The public prosecutor was a uniquely America invention.  Although we borrowed much of our law from England, criminal prosecutions there were generally conducted by the victims, in tandem with tort suits against hte perpetrator of the harm.  A public prosecutor prevents blackmail by the victim, who in early England could, and often did, threaten criminal prosecution unless the defendant paid a settlement in the tort suit.  A public prosecutor prevents the criminal courts from being used as conduits for unreasonable, vengeance-seeking victims (or their survivors) who are incapable of neutrally assessing the defendant’s criminal responsibility.  It also means that poor victims will have their rights protected even if they could not afford the costs of prosecution.  And it ensures that public money is only spent on crimes that the public feels are important, and not on private disputes.

John Pfaff thinks that prosecutors, because of their power, are the primary driver of mass incarceration in America. He argues that prosecutors are responsible for rising prison populations during a period of falling crime.

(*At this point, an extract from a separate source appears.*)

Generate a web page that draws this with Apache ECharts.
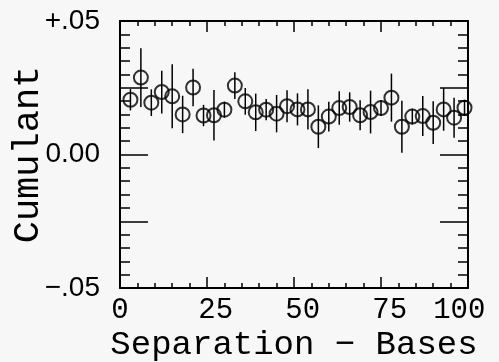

What appears to happen during this time—the years I look at are 1994 to 2008, just based on the data that’s available—is that the probability that a district attorney files a felony charge against an arrestee goes from about 1 in 3, to 2 in 3. So over the course of the ’90s and 2000s, district attorneys just got much more aggressive in how they filed charges. Defendants who they would not have filed felony charges against before, they now are charging with felonies. I can’t tell you why they’re doing that. No one’s really got an answer to that yet. But it does seem that the number of felony cases filed shoots up very strongly, even as the number of arrests goes down.

Pfaff advocates reform by electing new district attorneys.

What makes it very hard is that the person we really need to target now—whose behavior we need to regulate—is the district attorney, and the district attorney is a very politically independent figure. He’s directly elected, and he’s directly elected at the county level. […] So you have to figure out how to go county by county and either elect DAs who have less punitive attitudes, or you can try to sort of change the incentives DAs face at the state level. But it’s very tricky.

Pfaff’s work was a response to a National Research Council report. The report was conceived by James Q. Wilson, an extremely influential thinker in criminology. It lists the underlying causes of incarceration as “crime, politics, and social change.” It found that “[t]he policies and practices that gave rise to unprecedented high rates of incarceration were the result of a variety of converging historical, social, economic, and political forces.” The system was made punitive by “powerful institutional, cultural, political, economic, and racial forces.”  “[T]he United States responded to escalating crime rates by enacting highly punitive policies and laws and turning away from rehabilitation and reintegration.”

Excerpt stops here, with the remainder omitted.